Son dönemin en çok konuşulan post-punk topluluklarından biri olan İrlandalı The Murder Capital, nihayet İstanbul kıyılarına demir atıyor. Grubun şehirdeki ilk performansı, 1 Haziran’da, müzikseverlerin yakından tanıdığı mekanlardan Blind’da gerçekleşecek. %100 Müzik’in katkılarıyla düzenlenecek bu konser, grubun çiçeği burnunda albümü ‘Blindness’ın turne duraklarından biri olmasıyla da ayrıca önem taşıyor. Tarihin yakınlığı, bu buluşma için heyecanı daha da artırıyor.
Kim Bu Gözü Kara İrlandalılar?
Dublin çıkışlı The Murder Capital, 2019’da yayımladıkları ilk albümleri When I Have Fears ile adeta bir bomba etkisi yarattı ve kısa sürede post-punk sahnesinin en dikkat çeken, üzerine en çok yazılıp çizilen isimlerinden biri haline geldi. Müzikleri genellikle karanlık, yoğun ve içe dönük olarak tanımlanıyor; şarkı sözlerinde ise kırılganlık, bireyin kendini sorgulaması ve duygusal gelgitler gibi derin temalara odaklanıyorlar. 2023 tarihli ikinci albümleri Gigi’s Recovery ile müzikal paletlerini daha da genişleten grup, eleştirmenlerden övgü toplamaya devam etti. Onları farklı kılan unsurlardan biri de, melankoli ile saf enerjiyi ustalıkla harmanladıkları, izleyeni içine çeken sahne performansları.
The Murder Capital, yılın hemen başında Blindness adını taşıyan yeni albümlerini dinleyiciyle buluşturdu ve vakit kaybetmeden bu albümün turnesine çıktı. İşte İstanbul konseri de bu taptaze şarkıların ve grubun son dönemdeki enerjisinin canlı canlı deneyimleneceği bir durak olacak. Grubun sert gitar riffleri, yarattıkları yoğun atmosfer ve James McGovern’ın karizmatik vokalleri, Blind sahnesinde bir araya geldiğinde ortaya çıkacak sonucu merakla bekliyoruz. Bu, sadece bir konser değil, aynı zamanda post-punk’ın güncel yorumlarından birine ilk elden tanıklık etme fırsatı.

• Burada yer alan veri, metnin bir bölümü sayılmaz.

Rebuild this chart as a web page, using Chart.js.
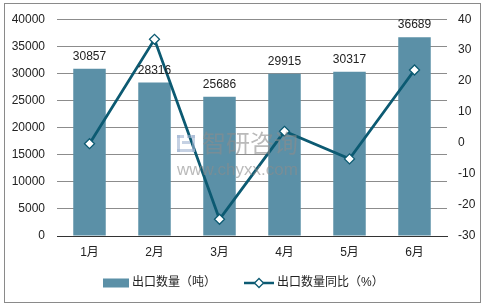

Unutulmayacak Bir Gece Potansiyeli
The Murder Capital gibi sound’u ve sahne duruşuyla fark yaratan bir grubun İstanbul’daki ilk konserini Blind gibi bir mekanda verecek olması, etkinliğe ayrı bir cazibe katıyor. Mekanın atmosferi, grubun o yoğun ve zaman zaman klostrofobik olabilen müziğiyle birleştiğinde, dinleyicilere kolay kolay hafızalardan silinmeyecek, oldukça kişisel bir deneyim sunabilir. Post-punk severlerin ve yeni, güçlü sesler keşfetmek isteyenlerin bu konseri ajandalarına şimdiden kalın harflerle not etmesi yerinde olacaktır. Geri sayım başladı!